Visão da Curadoria
A 2ª Mostra Taturana de Cinema: Democracia e Antirracismo, realizada em parceria com a Coalizão Negra por Direitos, Associação de Profissionais do Audiovisual Negro (APAN) e Wonder Maria Filmes (Portugal), reúne curtas e longas-metragens documentais, brasileiros e de outros países, sob a premissa de que não é possível falar em democracia sem se comprometer com a luta antirracista.
Se a imagem desempenha um papel fundamental na sociedade contemporânea, para falar em democracia também é necessário descolonizar o olhar.
Da perspectiva do racismo estrutural – quando as práticas institucionais, históricas, culturais e interpessoais inferiorizam e prejudicam sistematicamente um grupo social ou étnico em benefício de outro, e isso baliza o funcionamento de uma sociedade –, as ordens imaginárias não escapam da lógica de dominação. A repetição de imagens – no cinema, na mídia, nas redes – muitas vezes torna familiar e naturaliza concepções que ajudam a construir, apoiam e mantêm opressões como racismo, sexismo, estigmatização de grupos historicamente discriminados e exterminados pela dominação de matriz colonial, que persiste no mundo globalizado de hoje.
O cinema pode ser uma ferramenta privilegiada para combater e romper com esses modelos hegemônicos de ver, pensar e representar o outro dentro de uma lógica de opressão. Ver-se em outra perspectiva, imaginar-se, descrever-se e reinventar-se pelo cinema é uma forma de descolonizar imaginários, interrogar as matrizes de representação opressoras e criar estratégias para a construção de outras, que em vez de reduzir, multiplicam as possibilidades de existência na ideia de diversidade.
É com esse olhar que a curadoria da Mostra selecionou 23 filmes dirigidos apenas por pessoas negras e indígenas e organizou 11 atividades (debates, encontros, oficinas e mais) relacionadas às questões abordadas pelas obras.
Os filmes e as atividades estão organizados em seis eixos temáticos: Experiências do corpo e da fé: religiosidade, estética e antirracismo; Em defesa da vida: direito ao território e ao modo de viver; Árvore da memória: busca da ancestralidade e combate ao apagamento e à invisibilidade; Muros do racismo: estruturas e fronteiras geográficas, materiais e simbólicas; Vidas negras importam: violência de Estado e genocídio da população negra; Outras histórias possíveis: memória, vozes e disputa de narrativas.
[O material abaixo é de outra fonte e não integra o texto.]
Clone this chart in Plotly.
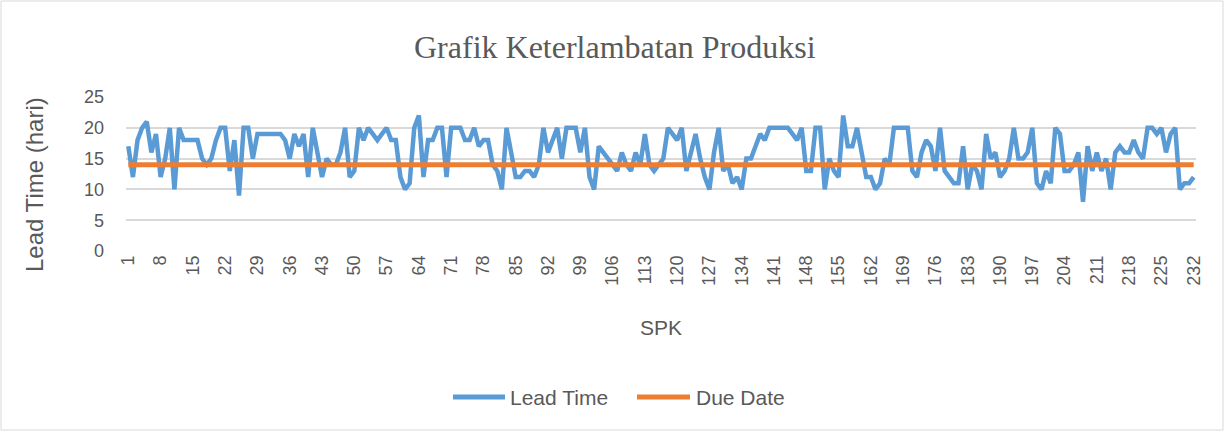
import plotly.graph_objects as go

lead_time = [
    17, 12, 18, 20, 21, 16, 19, 12, 15, 20,   # 1-10
    10, 20, 18, 18, 18, 18, 15, 14, 15, 18,   # 11-20
    20, 20, 13, 18, 9, 20, 20, 15, 19, 19,    # 21-30
    19, 19, 19, 19, 18, 15, 19, 17, 19, 12,   # 31-40
    20, 16, 12, 15, 14, 14, 16, 20, 12, 13,   # 41-50
    20, 18, 20, 19, 18, 19, 20, 18, 18, 12,   # 51-60
    10, 11, 20, 22, 12, 18, 18, 20, 20, 12,   # 61-70
    20, 20, 20, 18, 18, 20, 17, 18, 18, 14,   # 71-80
    13, 10, 20, 16, 12, 12, 13, 13, 12, 14,   # 81-90
    20, 16, 18, 20, 15, 20, 20, 20, 16, 20,   # 91-100
    12, 10, 17, 16, 15, 14, 13, 16, 14, 13,   # 101-110
    16, 14, 19, 14, 13, 14, 15, 20, 19, 18,   # 111-120
    20, 13, 16, 19, 15, 12, 10, 16, 20, 13,   # 121-130
    14, 11, 12, 10, 15, 15, 17, 19, 18, 20,   # 131-140
    20, 20, 20, 20, 19, 18, 20, 13, 13, 20,   # 141-150
    20, 10, 15, 13, 12, 22, 17, 17, 20, 16,   # 151-160
    12, 12, 10, 11, 15, 14, 20, 20, 20, 20,   # 161-170
    13, 12, 16, 18, 17, 13, 20, 13, 12, 11,   # 171-180
    11, 17, 10, 14, 13, 10, 19, 15, 16, 12,   # 181-190
    13, 15, 20, 15, 15, 16, 20, 11, 10, 13,   # 191-200
    11, 20, 19, 13, 13, 14, 16, 8, 17, 13,    # 201-210
    16, 13, 15, 10, 16, 17, 16, 16, 18, 16,   # 211-220
    15, 20, 20, 19, 20, 16, 19, 20, 10, 11,   # 221-230
    11, 12,                                   # 231-232
]
spk = list(range(1, len(lead_time) + 1))
due_date = [14] * len(spk)
x_tick_vals = list(range(1, 233, 7))
y_tick_vals = [0, 5, 10, 15, 20, 25]
series_names = ["Lead Time", "Due Date"]
series_colors = ["#5b9bd5", "#ed7d31"]

font_family = "Liberation Sans, Arial, sans-serif"
grey_text = "#595959"

# pixel -> paper helpers (plot area: x 126..1196, y 97..251)
def px(x):
    return (x - 126) / 1070

def py(y):
    return (251 - y) / 154

fig = go.Figure()
fig.add_trace(go.Scatter(x=spk, y=lead_time, mode="lines", name=series_names[0],
                         line=dict(color=series_colors[0], width=4.5)))
fig.add_trace(go.Scatter(x=spk, y=due_date, mode="lines", name=series_names[1],
                         line=dict(color=series_colors[1], width=5)))

fig.update_layout(
    width=1225, height=432,
    margin=dict(l=126, r=29, t=97, b=181),
    paper_bgcolor="white", plot_bgcolor="white",
    showlegend=False,
    font=dict(family=font_family, color=grey_text),
)
fig.update_xaxes(
    range=[0.5, 232.5], tickmode="array", tickvals=x_tick_vals,
    ticktext=[str(v) for v in x_tick_vals], tickangle=-90,
    tickfont=dict(family=font_family, size=18, color=grey_text),
    showgrid=False, zeroline=False, showline=False, ticks="",
)
fig.update_yaxes(
    range=[0, 25], tickmode="array", tickvals=y_tick_vals,
    tickfont=dict(family=font_family, size=18, color=grey_text),
    showgrid=True, gridcolor="#d9d9d9", gridwidth=1.5, zeroline=False,
    showline=False, ticks="", ticklabelstandoff=21,
)

fig.add_annotation(text="Grafik Keterlambatan Produksi", xref="paper", yref="paper",
                   x=px(615), y=py(47), showarrow=False,
                   xanchor="center", yanchor="middle",
                   font=dict(family="Liberation Serif, Times New Roman, serif", size=32, color=grey_text))
fig.add_annotation(text="Lead Time (hari)", xref="paper", yref="paper",
                   x=px(34), y=py(185), showarrow=False, textangle=-90,
                   xanchor="center", yanchor="middle",
                   font=dict(family=font_family, size=24, color=grey_text))
fig.add_annotation(text="SPK", xref="paper", yref="paper",
                   x=px(661), y=py(327), showarrow=False,
                   xanchor="center", yanchor="middle",
                   font=dict(family=font_family, size=21, color=grey_text))

# custom legend (key lines + labels)
legend_keys = [(453, 505, 508), (637, 690, 694)]
for (x0, x1, xt), name, color in zip(legend_keys, series_names, series_colors):
    fig.add_shape(type="line", xref="paper", yref="paper",
                  x0=px(x0), x1=px(x1), y0=py(397), y1=py(397),
                  line=dict(color=color, width=5))
    fig.add_annotation(text=name, xref="paper", yref="paper",
                       x=px(xt), y=py(397), showarrow=False,
                       xanchor="left", yanchor="middle",
                       font=dict(family=font_family, size=21, color=grey_text))

fig.add_shape(type="rect", xref="paper", yref="paper",
              x0=px(1), x1=px(1223), y0=py(430), y1=py(1),
              line=dict(color="#d9d9d9", width=1), fillcolor="rgba(0,0,0,0)", layer="below")

fig.write_html("out.html", config={"displayModeBar": False},
               post_script="document.body.style.margin='0';")
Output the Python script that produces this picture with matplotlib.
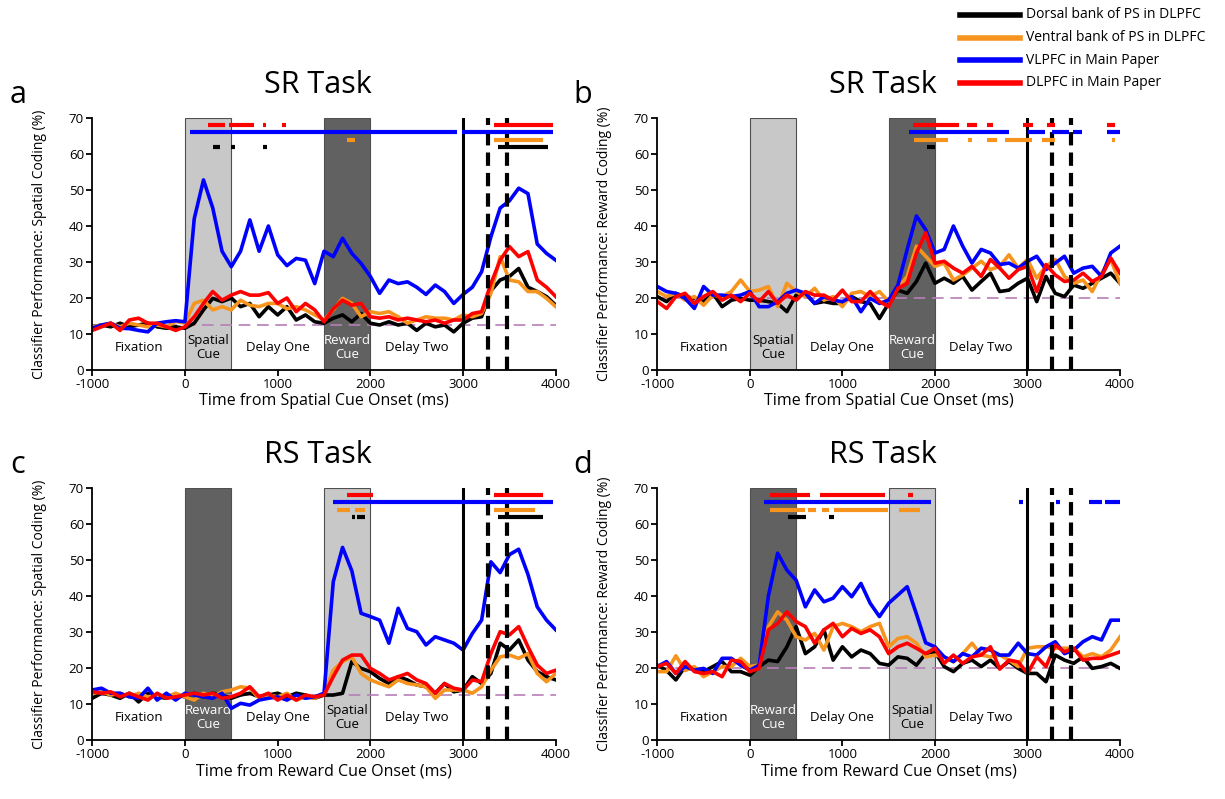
import matplotlib

matplotlib.use("Agg")

import matplotlib.pyplot as plt
import numpy as np
from matplotlib.lines import Line2D
from matplotlib.patches import Rectangle

plt.rcParams["font.family"] = ["Open Sans", "DejaVu Sans"]
plt.rcParams["axes.unicode_minus"] = False

BLACK = "#000000"
ORANGE = "#F7941D"
BLUE = "#0000FF"
RED = "#FF0000"
CHANCE = "#B77FB7"
LIGHT = "#C8C8C8"
DARK = "#616161"

# time bins (ms)
TIME = np.arange(-1000, 4001, 100)

# ---- panel a: SR task, spatial coding
a_black = [12, 12.5, 12, 13, 12, 12.5, 13, 12, 11.6, 12, 11.6,
           13, 16.7, 19.9, 19, 20, 17.6, 18.5, 14.8, 17.6, 15.3,
           17.6, 13.9, 15.3, 13.4, 13, 14.4, 15.3, 13.4, 15.7, 13,
           12.5, 13.4, 12.5, 13, 11, 13, 12, 12.5, 10.6, 13,
           14.4, 14.8, 22, 25, 26, 28.2, 23, 21.8, 20.4, 18]
a_orange = [12, 12.5, 13, 12, 13, 12.5, 12, 12.5, 12, 13.5, 13,
            18.5, 19.4, 16.7, 17.6, 16.7, 19.4, 18, 17.6, 18.5, 18.5,
            17, 17.6, 16.7, 15.3, 13.9, 16.7, 19.9, 18.5, 14.8, 16.2,
            15.7, 16.2, 14.8, 13, 13.9, 14.8, 14.4, 14.4, 13.9, 15.3,
            14.8, 15.7, 21.3, 31.5, 25, 24.5, 21.8, 21.8, 19.9, 17.6]
a_blue = [11.6, 12.5, 13, 11.6, 11.5, 11, 10.6, 13, 13.4, 13.7, 13.4,
          42, 52.8, 45, 33, 28.7, 33, 41.7, 33, 40, 32,
          29, 31, 30.5, 24, 33, 31.5, 36.6, 32.4, 29.6, 26,
          21.3, 25, 24, 24.5, 23, 21, 23.6, 21.8, 18.5, 21,
          23, 27.3, 37, 45, 47, 50.5, 49, 35, 32.4, 30.5]
a_red = [11, 12, 13, 11, 13.9, 14.4, 13, 13, 12, 11, 12,
         14.8, 18.5, 21.8, 19.4, 20.8, 21.8, 20.8, 20.8, 21.5, 18.5,
         20, 16.2, 18.5, 16.7, 13.4, 17, 19.4, 18, 18.5, 14.8,
         14.4, 14.8, 13.9, 14.4, 13.9, 13.4, 13.9, 13, 13.9, 13.9,
         15.7, 16.2, 24, 30.5, 34.3, 31.5, 32.9, 25, 23, 20.4]
a_sig_red = [(250, 430), (470, 740), (840, 875), (1050, 1090), (3330, 3975)]
a_sig_blue = [(55, 2930), (2985, 3975)]
a_sig_orange = [(1745, 1835), (3330, 3865)]
a_sig_black = [(300, 380), (495, 545), (845, 890), (3380, 3920)]

# ---- panel b: SR task, reward coding
b_black = [20.4, 19, 21.3, 20.4, 19.9, 19, 21.3, 17.6, 19.4, 19.9, 19.4,
           19.4, 19, 18.5, 16.2, 20.8, 21.3, 18.5, 19, 18.5, 18.5,
           20.4, 19, 18.5, 14.3, 18.5, 22.2, 21.3, 24.6, 29.7, 24.1,
           25.5, 24.1, 26, 22.2, 24.6, 26.9, 21.8, 22.2, 24.1, 25.5,
           19, 26, 21.3, 20.4, 23.6, 22.7, 24.1, 25.5, 26.9, 24.1]
b_orange = [21.8, 20.4, 21.3, 19.4, 20.4, 18, 20.8, 20.4, 21.8, 25, 21.8,
            22.2, 23.2, 17.6, 24.1, 21.8, 20.4, 22.7, 19.4, 20.4, 17.6,
            21.3, 21.8, 20.4, 21.8, 19, 22.7, 26, 34.4, 31.6, 28.8,
            29.7, 25, 26.4, 28.3, 30.2, 27.9, 28.8, 32, 28.3, 30.7,
            25.5, 28.8, 30.7, 26, 24.1, 25, 21.8, 26.9, 30.7, 24.1]
b_blue = [23.2, 21.8, 21.3, 19.9, 17.1, 23.2, 20.8, 20.8, 20.4, 20.8, 21.8,
          17.6, 17.6, 19, 21.3, 22.2, 21.3, 18.5, 20.4, 19.4, 19,
          20.4, 16.2, 19.9, 18.5, 19.4, 23.6, 33.5, 42.8, 39, 32.5,
          33.5, 40, 34.4, 29.7, 33.5, 32.5, 29.3, 29.7, 28.3, 30.2,
          31.6, 27.9, 29.7, 31.6, 26.9, 28.3, 28.8, 26, 32.5, 34.4]
b_red = [19, 17.1, 20.4, 21.3, 18.5, 20.4, 21.8, 19.4, 20.8, 19, 21.3,
         19, 21.8, 18.5, 20.8, 19.4, 21.8, 20.8, 20.8, 19.4, 22.2,
         19, 19, 21.8, 19, 17.6, 22.7, 24.1, 32.5, 38.1, 29.7,
         30.2, 28.3, 26.9, 28.8, 26, 30.7, 28.3, 25.5, 27.9, 28.8,
         21.8, 29.3, 26.4, 24.6, 25, 26.9, 24.6, 26, 31.1, 26.9]
b_sig_red = [(1760, 2255), (2345, 2450), (2560, 2630), (2955, 3065), (3210, 3300), (3860, 3950)]
b_sig_blue = [(1715, 2795), (3010, 3190), (3265, 3445), (3495, 3585), (3860, 4000)]
b_sig_orange = [(1770, 2145), (2360, 2400), (2560, 2670), (2760, 3045), (3155, 3300), (3910, 3950)]
b_sig_black = [(1910, 2000)]

# ---- panel c: RS task, spatial coding
c_black = [11.6, 13, 12.5, 11.6, 13, 10.6, 13, 12, 11.6, 12.5, 12,
           13, 12, 13, 12.5, 11.6, 12.5, 13, 12, 12.5, 13,
           12, 13, 12.5, 11.6, 12.5, 12.5, 13, 21.8, 19.9, 19,
           17.1, 15.7, 17.6, 16.7, 15.3, 14.8, 13, 15.7, 13.4, 13.9,
           17.6, 15.7, 18.5, 26.9, 25, 27.8, 22.2, 19, 17.6, 16.7]
c_orange = [13, 13.4, 12.5, 13, 12, 13, 12, 12.5, 12, 13, 12,
            11.1, 13, 12, 13.4, 13.9, 14.8, 14.4, 11.6, 12.5, 12,
            13, 11.1, 12, 11.6, 13, 19.4, 21.8, 23.1, 18.5, 16.7,
            15.7, 14.8, 16.7, 15.7, 15.3, 14.8, 11.6, 13.9, 13.9, 13.9,
            13, 14.8, 19.4, 23.1, 23.6, 22.7, 24, 18.5, 16.2, 18.5]
c_blue = [13.9, 14.4, 13, 13, 12, 11.6, 14.4, 11.1, 13, 11.1, 13,
          12.5, 12, 11.6, 13, 8.8, 10.2, 9.7, 11.1, 11.6, 12,
          11.1, 12.5, 11.6, 12, 13, 44, 53.5, 47, 35.2, 34.3,
          33.3, 26.9, 36.6, 31, 30.1, 26.4, 28.7, 27.8, 26.9, 25,
          29.6, 33.3, 49.5, 46.5, 51.5, 53, 46, 37, 33.3, 30.6]
c_red = [13.4, 13, 13.4, 12, 13, 12, 11.1, 13, 11.6, 12, 12.5,
         13, 12.5, 13, 11.6, 12, 13, 14.8, 12, 13, 11.1,
         12.5, 11.1, 12.5, 12, 12.5, 17.6, 22.2, 23.6, 23.6, 19.9,
         18.5, 16.7, 17.6, 18.5, 16.7, 15.7, 13, 15.7, 14.4, 13.9,
         16.7, 16.2, 24, 30.1, 29.2, 31.5, 25.9, 20.8, 18.5, 19.4]
c_sig_red = [(1745, 2030), (3330, 3865)]
c_sig_blue = [(1600, 3975)]
c_sig_orange = [(1645, 1780), (1835, 1945), (3330, 3775)]
c_sig_black = [(1800, 1835), (1855, 1945), (3380, 3865)]

# ---- panel d: RS task, reward coding
d_black = [20.8, 19.3, 16.7, 20.4, 19.9, 19, 20.4, 21.8, 19, 19, 18,
           20.4, 22.2, 21.8, 25.9, 31.5, 24, 25.9, 30.6, 22.2, 25.9,
           23.1, 25, 24, 21.3, 20.8, 23.1, 22.7, 20.8, 24, 24.5,
           20.4, 19, 21.3, 22.2, 20.4, 22.2, 19.9, 21.8, 19.9, 18.5,
           18.5, 16.2, 23.6, 22.2, 21.3, 23.1, 19.9, 20.4, 21.3, 19.9]
d_orange = [19, 19, 23.4, 19.3, 20.4, 17.6, 19, 20.4, 20.4, 22.7, 20.4,
            20.8, 31.5, 35.6, 33.3, 28.7, 27.8, 29.6, 25, 31.5, 32.4,
            31.5, 30.1, 31.5, 32.4, 25.9, 28.2, 28.7, 26.9, 23.1, 23.6,
            23.1, 21.7, 24, 26.9, 23.6, 23.1, 23.6, 22.2, 20.4, 25.5,
            25.9, 25.9, 25.5, 25.5, 25.5, 23.1, 24, 23.1, 25, 28.7]
d_blue = [20.4, 21.8, 18.5, 20.4, 19.4, 19.9, 18.5, 22.7, 22.7, 20.8, 19.4,
          20.8, 40, 51.9, 47.2, 44.4, 37, 41.7, 38.4, 39.4, 42.6,
          39.8, 43.5, 38, 34.3, 38, 40.3, 42.6, 35, 27, 25.9,
          23.1, 21.8, 24, 23.1, 25.5, 25, 23.6, 23.6, 26.9, 24,
          23.6, 25.9, 27.3, 24, 25, 27.3, 28.7, 27.8, 33.3, 33.3]
d_red = [20.4, 21.3, 18.5, 21.8, 19, 18.5, 19, 17.6, 22.2, 21.8, 19,
         19.9, 30.6, 32.4, 35.6, 32.9, 31.5, 26.9, 30.6, 32.4, 28.7,
         31, 29.6, 30.6, 28.7, 24, 25.9, 26.9, 25.5, 24, 25.5,
         21.3, 23.6, 21.3, 23.1, 23.6, 25.9, 19.7, 22.2, 21.7, 18.5,
         23.1, 20.4, 26.4, 24.5, 25.5, 22.2, 22.7, 22.7, 23.6, 24.5]
d_sig_red = [(220, 650), (760, 1460), (1705, 1760)]
d_sig_blue = [(155, 1955), (2905, 2955), (3305, 3355), (3660, 3805), (3840, 4000)]
d_sig_orange = [(220, 595), (630, 710), (775, 850), (910, 1495), (1615, 1840)]
d_sig_black = [(415, 605), (860, 905)]

LEGEND_LABELS = ["Dorsal bank of PS in DLPFC", "Ventral bank of PS in DLPFC",
                 "VLPFC in Main Paper", "DLPFC in Main Paper"]
COLORS = [BLACK, ORANGE, BLUE, RED]
SIG_LEVELS = [62, 64, 66, 68]


def draw_panel(ax, series, sigs, chance, first_cue, title, xlabel, ylabel):
    spatial = ("Spatial\nCue", LIGHT, "black")
    reward = ("Reward\nCue", DARK, "white")
    cues = [spatial, reward] if first_cue == "spatial" else [reward, spatial]
    for (label, face, tcol), (t0, t1) in zip(cues, [(0, 500), (1500, 2000)]):
        ax.add_patch(Rectangle((t0, 0), t1 - t0, 70, facecolor=face,
                               edgecolor="#505050", linewidth=0.8, zorder=1))
        ax.text((t0 + t1) / 2, 6.3, label, color=tcol, ha="center", va="center",
                fontsize=9.5, linespacing=1.05, zorder=2)
    ax.text(-500, 6.3, "Fixation", ha="center", va="center", fontsize=9.5, zorder=2)
    ax.text(1000, 6.3, "Delay One", ha="center", va="center", fontsize=9.5, zorder=2)
    ax.text(2500, 6.3, "Delay Two", ha="center", va="center", fontsize=9.5, zorder=2)

    ax.axhline(chance, color=CHANCE, linewidth=1.2, dashes=(7, 4), zorder=2)
    for values, color in zip(series, COLORS):
        ax.plot(TIME, values, color=color, linewidth=2.6, zorder=3)

    ax.axvline(3000, color="black", linewidth=2.2, zorder=4)
    for tv in (3270, 3470):
        ax.axvline(tv, color="black", linewidth=3, dashes=(3.2, 1.7), zorder=4)

    for segs, color, level in zip(sigs, COLORS, SIG_LEVELS):
        for t0, t1 in segs:
            ax.plot([t0, t1], [level, level], color=color, linewidth=3,
                    solid_capstyle="butt", zorder=5)

    ax.set_xlim(-1000, 4000)
    ax.set_ylim(0, 70)
    ax.set_xticks(np.arange(-1000, 4001, 1000))
    ax.set_yticks(np.arange(0, 71, 10))
    for side in ("top", "right"):
        ax.spines[side].set_visible(False)
    for side in ("left", "bottom"):
        ax.spines[side].set_linewidth(1.3)
        ax.spines[side].set_zorder(6)
    ax.tick_params(direction="out", length=4, width=1.3, labelsize=9.5, pad=2)
    ax.text(0.487, 1.13, title, transform=ax.transAxes, ha="center", va="center",
            fontsize=22)
    ax.set_xlabel(xlabel, fontsize=11.5)
    ax.set_ylabel(ylabel, fontsize=10)
    ax.xaxis.set_label_coords(0.5, -0.092)
    ax.yaxis.set_label_coords(-0.098, 0.5)


fig = plt.figure(figsize=(12.25, 7.99), dpi=100)
ax_a = fig.add_axes([0.0753, 0.5369, 0.3784, 0.3154])
ax_b = fig.add_axes([0.5366, 0.5369, 0.3777, 0.3154])
ax_c = fig.add_axes([0.0753, 0.0738, 0.3784, 0.3154])
ax_d = fig.add_axes([0.5366, 0.0738, 0.3777, 0.3154])

draw_panel(ax_a, [a_black, a_orange, a_blue, a_red],
           [a_sig_black, a_sig_orange, a_sig_blue, a_sig_red], 12.5, "spatial",
           "SR Task", "Time from Spatial Cue Onset (ms)",
           "Classifier Performance: Spatial Coding (%)")
draw_panel(ax_b, [b_black, b_orange, b_blue, b_red],
           [b_sig_black, b_sig_orange, b_sig_blue, b_sig_red], 20, "spatial",
           "SR Task", "Time from Spatial Cue Onset (ms)",
           "Classifier Performance: Reward Coding (%)")
draw_panel(ax_c, [c_black, c_orange, c_blue, c_red],
           [c_sig_black, c_sig_orange, c_sig_blue, c_sig_red], 12.5, "reward",
           "RS Task", "Time from Reward Cue Onset (ms)",
           "Classifier Performance: Spatial Coding (%)")
draw_panel(ax_d, [d_black, d_orange, d_blue, d_red],
           [d_sig_black, d_sig_orange, d_sig_blue, d_sig_red], 20, "reward",
           "RS Task", "Time from Reward Cue Onset (ms)",
           "Classifier Performance: Reward Coding (%)")

for letter, (x, y) in zip("abcd", [(18, 95), (583, 95), (18, 465), (583, 465)]):
    fig.text(x / 1225, 1 - y / 799, letter, fontsize=22, ha="center", va="center")

# legend drawn in figure pixels
for i, (label, color) in enumerate(zip(LEGEND_LABELS, COLORS)):
    y = 1 - (15 + 22.6 * i) / 799
    fig.add_artist(Line2D([960 / 1225, 1020 / 1225], [y, y], color=color,
                          linewidth=4, transform=fig.transFigure))
    fig.text(1026 / 1225, y, label, fontsize=10, ha="left", va="center")

fig.savefig("out.png", dpi=100, facecolor="white")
A Mostra abre, ainda, uma conexão direta com Portugal: parte da programação está pensada especificamente para estabelecer diálogos com este país de histórico colonizador e, respeitadas as diferenças, promover debates sobre temas e entre pessoas a partir de pontos em comum. Assim, filmes de realizadores que trazem histórias vividas no continente africano e nas diásporas, em países como Angola, Guiné e Quênia, além de Portugal, somam-se à programação do encontro, proposto como espaço de diálogo e comprometimento.
A Mostra acontece nos dois países de 14 a 19 de setembro, semana em que se celebra o Dia Internacional da Democracia. Os documentários têm acesso gratuito pela plataforma TodesPlay (tanto para Brasil quanto para Portugal), por onde também serão transmitidos debates e outras atividades online com pessoas convidadas. Acontecem, ainda, algumas atividades presenciais em ambos países; destaque especial para as caminhada históricas pelos centros de São Paulo e Lisboa, revisitando lugares de presença africana nessas cidades. Em São Paulo, a programação presencial acontece no Centro Cultural São Paulo (CCSP) e no Centro de Formação Cultural Cidade Tiradentes. Em Lisboa, acontece no Museu do Aljube – Resistência e Liberdade. Em todos os locais presenciais, o público será reduzido e haverá protocolos de segurança.